REQUIRED TASK :: Extract each line bearing the word "matplotlib".
____ RECORDS FOR THE TASK
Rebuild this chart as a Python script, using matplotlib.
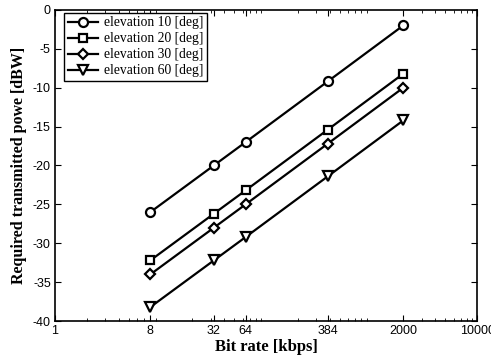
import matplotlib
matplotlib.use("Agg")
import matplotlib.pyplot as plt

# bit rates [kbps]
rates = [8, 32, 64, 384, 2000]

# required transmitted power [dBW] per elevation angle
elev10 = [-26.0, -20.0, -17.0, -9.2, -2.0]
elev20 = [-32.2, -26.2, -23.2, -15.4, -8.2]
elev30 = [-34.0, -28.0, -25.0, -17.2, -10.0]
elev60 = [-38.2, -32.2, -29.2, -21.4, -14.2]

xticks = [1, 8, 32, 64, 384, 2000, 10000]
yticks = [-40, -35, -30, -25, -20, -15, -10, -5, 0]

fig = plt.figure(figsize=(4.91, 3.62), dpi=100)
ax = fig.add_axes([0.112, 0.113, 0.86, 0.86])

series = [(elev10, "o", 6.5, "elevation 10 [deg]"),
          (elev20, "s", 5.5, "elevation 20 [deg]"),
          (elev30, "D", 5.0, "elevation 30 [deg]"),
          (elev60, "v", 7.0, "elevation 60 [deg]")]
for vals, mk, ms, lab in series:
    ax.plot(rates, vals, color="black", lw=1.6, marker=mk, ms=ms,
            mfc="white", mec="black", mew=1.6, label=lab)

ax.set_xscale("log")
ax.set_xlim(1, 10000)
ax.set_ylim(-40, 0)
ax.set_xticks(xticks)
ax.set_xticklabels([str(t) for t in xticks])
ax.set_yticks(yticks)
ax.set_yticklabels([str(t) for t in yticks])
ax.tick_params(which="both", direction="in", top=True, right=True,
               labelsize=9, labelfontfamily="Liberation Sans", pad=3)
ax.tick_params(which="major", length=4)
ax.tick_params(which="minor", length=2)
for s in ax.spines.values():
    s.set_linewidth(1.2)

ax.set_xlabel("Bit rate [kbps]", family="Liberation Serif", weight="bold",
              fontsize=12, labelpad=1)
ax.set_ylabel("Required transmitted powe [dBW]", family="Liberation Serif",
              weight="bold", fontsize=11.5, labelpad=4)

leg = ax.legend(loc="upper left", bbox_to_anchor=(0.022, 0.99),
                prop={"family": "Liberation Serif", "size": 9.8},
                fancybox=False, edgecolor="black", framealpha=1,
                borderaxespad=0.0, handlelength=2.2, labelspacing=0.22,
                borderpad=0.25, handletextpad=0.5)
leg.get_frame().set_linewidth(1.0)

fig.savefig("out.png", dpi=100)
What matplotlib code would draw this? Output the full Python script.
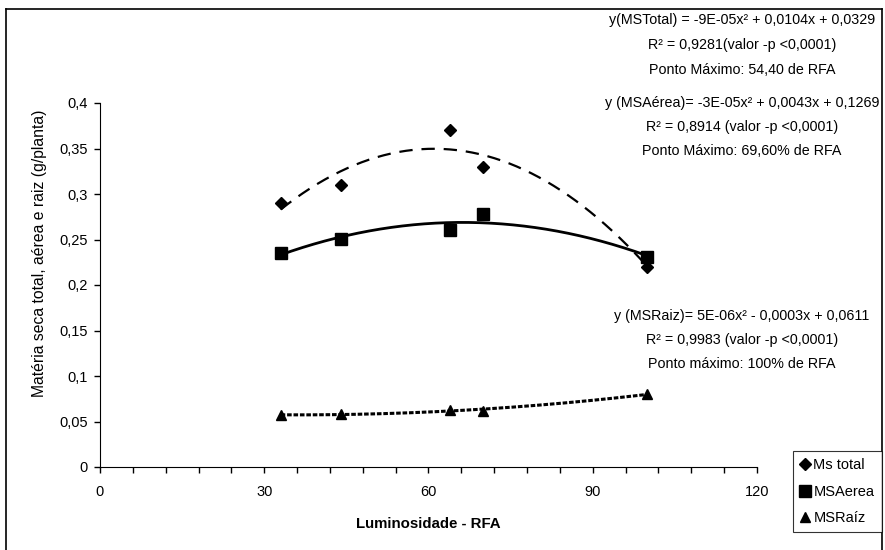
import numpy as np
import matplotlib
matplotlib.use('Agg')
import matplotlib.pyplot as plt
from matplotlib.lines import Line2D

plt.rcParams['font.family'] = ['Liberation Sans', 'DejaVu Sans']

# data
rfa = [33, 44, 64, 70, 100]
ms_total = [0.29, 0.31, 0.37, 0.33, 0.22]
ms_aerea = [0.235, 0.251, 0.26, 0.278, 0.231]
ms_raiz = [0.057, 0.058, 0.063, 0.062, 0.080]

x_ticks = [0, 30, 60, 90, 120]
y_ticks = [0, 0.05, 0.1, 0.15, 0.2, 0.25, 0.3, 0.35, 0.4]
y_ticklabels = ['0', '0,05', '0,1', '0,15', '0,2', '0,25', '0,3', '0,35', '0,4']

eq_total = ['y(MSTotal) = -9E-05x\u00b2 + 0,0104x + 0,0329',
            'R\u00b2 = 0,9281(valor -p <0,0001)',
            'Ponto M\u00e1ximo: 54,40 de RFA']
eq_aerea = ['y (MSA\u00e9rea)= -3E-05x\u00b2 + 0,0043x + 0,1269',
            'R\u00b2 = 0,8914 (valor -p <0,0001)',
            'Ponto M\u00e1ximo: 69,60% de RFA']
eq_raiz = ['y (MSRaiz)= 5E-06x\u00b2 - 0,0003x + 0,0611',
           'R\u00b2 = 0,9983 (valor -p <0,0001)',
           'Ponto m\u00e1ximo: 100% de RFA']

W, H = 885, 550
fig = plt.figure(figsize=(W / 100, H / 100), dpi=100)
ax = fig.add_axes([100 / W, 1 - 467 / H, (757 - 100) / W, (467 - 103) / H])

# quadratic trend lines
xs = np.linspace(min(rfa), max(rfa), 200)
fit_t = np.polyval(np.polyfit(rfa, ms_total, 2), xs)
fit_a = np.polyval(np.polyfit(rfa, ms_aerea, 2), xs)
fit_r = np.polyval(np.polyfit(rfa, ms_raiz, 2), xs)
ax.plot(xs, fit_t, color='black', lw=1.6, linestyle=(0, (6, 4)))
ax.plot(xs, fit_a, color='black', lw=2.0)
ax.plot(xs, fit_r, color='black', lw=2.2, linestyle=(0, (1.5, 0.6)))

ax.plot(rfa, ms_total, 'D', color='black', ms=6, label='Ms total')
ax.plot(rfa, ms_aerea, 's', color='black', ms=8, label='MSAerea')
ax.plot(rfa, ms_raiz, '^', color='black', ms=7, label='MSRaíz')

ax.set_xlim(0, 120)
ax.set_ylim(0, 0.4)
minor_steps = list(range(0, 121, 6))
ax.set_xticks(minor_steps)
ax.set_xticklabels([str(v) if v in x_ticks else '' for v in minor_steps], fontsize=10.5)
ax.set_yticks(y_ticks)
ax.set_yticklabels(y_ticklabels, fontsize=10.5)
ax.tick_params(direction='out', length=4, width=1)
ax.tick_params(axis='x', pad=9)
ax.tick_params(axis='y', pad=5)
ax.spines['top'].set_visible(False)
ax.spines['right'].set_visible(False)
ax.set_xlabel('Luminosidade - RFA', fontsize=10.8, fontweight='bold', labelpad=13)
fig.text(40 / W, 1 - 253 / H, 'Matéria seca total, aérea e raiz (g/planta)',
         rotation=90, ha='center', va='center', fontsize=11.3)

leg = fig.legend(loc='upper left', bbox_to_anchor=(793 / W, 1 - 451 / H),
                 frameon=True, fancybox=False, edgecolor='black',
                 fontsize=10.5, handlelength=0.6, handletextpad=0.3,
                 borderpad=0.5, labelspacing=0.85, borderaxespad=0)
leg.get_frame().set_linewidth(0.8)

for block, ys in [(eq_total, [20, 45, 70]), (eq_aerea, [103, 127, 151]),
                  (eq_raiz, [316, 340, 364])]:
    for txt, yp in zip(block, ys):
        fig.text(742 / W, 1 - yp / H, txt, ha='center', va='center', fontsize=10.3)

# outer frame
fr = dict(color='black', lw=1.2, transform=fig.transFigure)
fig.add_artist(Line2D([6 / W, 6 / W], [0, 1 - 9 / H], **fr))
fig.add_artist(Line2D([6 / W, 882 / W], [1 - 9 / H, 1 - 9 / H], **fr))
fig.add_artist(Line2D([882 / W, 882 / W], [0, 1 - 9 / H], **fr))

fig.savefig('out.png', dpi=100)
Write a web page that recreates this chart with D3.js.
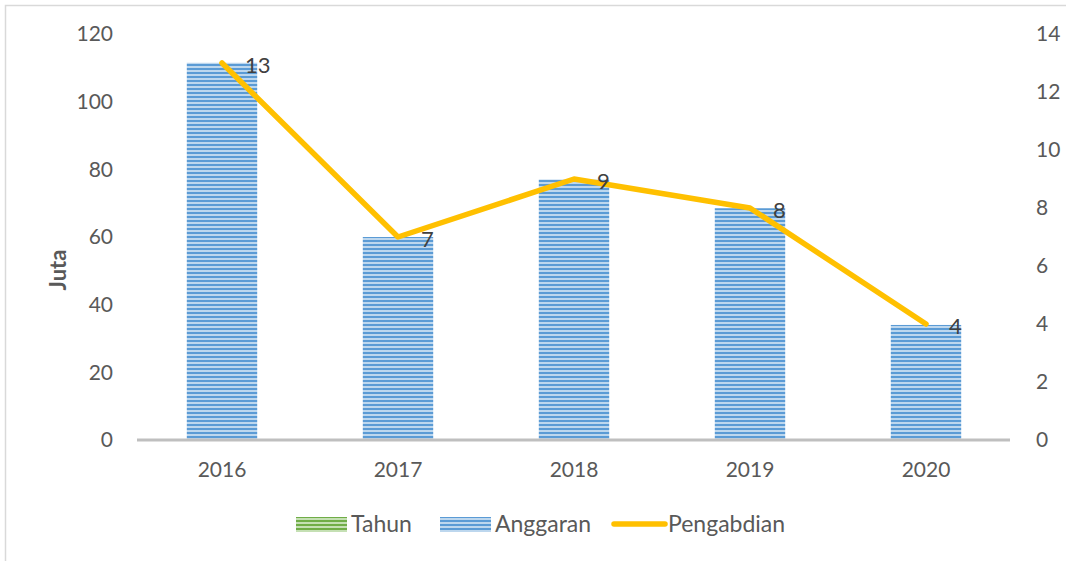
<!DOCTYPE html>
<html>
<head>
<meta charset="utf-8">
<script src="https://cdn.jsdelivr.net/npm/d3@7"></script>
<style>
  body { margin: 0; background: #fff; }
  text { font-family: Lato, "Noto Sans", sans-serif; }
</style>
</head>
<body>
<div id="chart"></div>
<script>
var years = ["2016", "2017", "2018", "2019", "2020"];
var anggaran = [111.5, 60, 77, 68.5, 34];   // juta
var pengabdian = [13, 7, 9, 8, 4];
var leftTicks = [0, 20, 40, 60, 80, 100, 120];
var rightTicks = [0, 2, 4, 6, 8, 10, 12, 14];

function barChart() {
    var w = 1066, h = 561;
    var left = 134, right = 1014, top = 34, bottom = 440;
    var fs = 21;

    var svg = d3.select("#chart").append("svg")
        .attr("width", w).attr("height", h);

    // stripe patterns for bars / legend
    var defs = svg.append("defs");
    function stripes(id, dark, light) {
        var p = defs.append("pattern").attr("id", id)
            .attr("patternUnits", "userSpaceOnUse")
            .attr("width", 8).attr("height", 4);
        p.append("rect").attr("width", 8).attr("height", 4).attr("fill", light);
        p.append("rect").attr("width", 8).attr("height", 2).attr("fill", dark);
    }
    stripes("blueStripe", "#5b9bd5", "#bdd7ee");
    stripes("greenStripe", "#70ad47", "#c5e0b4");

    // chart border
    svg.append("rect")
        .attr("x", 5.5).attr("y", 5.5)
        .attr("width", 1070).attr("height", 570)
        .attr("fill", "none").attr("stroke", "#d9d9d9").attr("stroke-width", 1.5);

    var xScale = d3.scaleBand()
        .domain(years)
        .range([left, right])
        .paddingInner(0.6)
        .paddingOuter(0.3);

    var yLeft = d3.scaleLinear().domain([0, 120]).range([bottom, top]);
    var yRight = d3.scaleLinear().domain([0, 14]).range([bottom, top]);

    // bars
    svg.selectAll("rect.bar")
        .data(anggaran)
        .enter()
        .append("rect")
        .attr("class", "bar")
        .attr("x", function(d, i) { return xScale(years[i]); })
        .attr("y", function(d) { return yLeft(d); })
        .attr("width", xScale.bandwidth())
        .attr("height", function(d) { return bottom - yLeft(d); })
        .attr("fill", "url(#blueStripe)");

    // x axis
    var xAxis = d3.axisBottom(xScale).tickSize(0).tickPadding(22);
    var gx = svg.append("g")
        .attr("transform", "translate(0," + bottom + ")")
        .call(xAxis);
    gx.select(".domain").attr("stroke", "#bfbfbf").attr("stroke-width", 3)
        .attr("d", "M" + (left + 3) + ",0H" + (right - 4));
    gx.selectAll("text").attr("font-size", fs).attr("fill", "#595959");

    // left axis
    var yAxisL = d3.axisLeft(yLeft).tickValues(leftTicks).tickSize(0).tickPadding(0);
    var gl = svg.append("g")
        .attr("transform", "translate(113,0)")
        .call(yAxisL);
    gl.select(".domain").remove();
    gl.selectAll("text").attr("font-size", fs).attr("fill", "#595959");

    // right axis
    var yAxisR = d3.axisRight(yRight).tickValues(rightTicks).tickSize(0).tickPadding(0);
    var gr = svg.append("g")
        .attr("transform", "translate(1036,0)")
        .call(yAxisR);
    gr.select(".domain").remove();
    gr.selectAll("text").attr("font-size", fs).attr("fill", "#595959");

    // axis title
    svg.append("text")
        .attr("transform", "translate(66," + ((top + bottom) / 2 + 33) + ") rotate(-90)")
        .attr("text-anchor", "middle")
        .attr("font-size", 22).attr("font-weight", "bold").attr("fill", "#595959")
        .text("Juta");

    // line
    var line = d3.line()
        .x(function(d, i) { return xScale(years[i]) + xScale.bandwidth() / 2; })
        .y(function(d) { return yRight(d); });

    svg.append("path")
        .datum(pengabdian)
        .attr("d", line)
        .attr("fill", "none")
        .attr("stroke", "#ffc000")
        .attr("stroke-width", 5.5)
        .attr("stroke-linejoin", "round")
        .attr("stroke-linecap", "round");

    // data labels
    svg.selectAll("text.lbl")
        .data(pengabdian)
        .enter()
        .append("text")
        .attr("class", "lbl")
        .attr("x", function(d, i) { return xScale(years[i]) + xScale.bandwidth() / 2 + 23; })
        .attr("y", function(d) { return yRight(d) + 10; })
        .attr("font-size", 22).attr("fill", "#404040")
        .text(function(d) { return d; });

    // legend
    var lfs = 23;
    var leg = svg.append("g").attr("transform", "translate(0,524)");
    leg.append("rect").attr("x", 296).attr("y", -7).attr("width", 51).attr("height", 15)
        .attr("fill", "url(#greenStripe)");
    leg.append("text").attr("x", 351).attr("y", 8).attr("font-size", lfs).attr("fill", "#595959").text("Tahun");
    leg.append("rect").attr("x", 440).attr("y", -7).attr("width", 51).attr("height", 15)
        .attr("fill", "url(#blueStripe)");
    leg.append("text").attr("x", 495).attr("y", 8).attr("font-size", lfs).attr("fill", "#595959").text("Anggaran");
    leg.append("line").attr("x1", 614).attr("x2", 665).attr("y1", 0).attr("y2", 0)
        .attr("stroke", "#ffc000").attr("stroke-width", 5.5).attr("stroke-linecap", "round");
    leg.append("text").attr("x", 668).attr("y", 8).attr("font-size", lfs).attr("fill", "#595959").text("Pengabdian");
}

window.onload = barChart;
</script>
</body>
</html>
________
TASK RESPONSE ::
Rebuild this chart as a Python script, using matplotlib.
import matplotlib
matplotlib.use("Agg")
import matplotlib.pyplot as plt
What matplotlib code would draw this? Output the full Python script.
import matplotlib
matplotlib.use('Agg')
import matplotlib.pyplot as plt
from matplotlib.lines import Line2D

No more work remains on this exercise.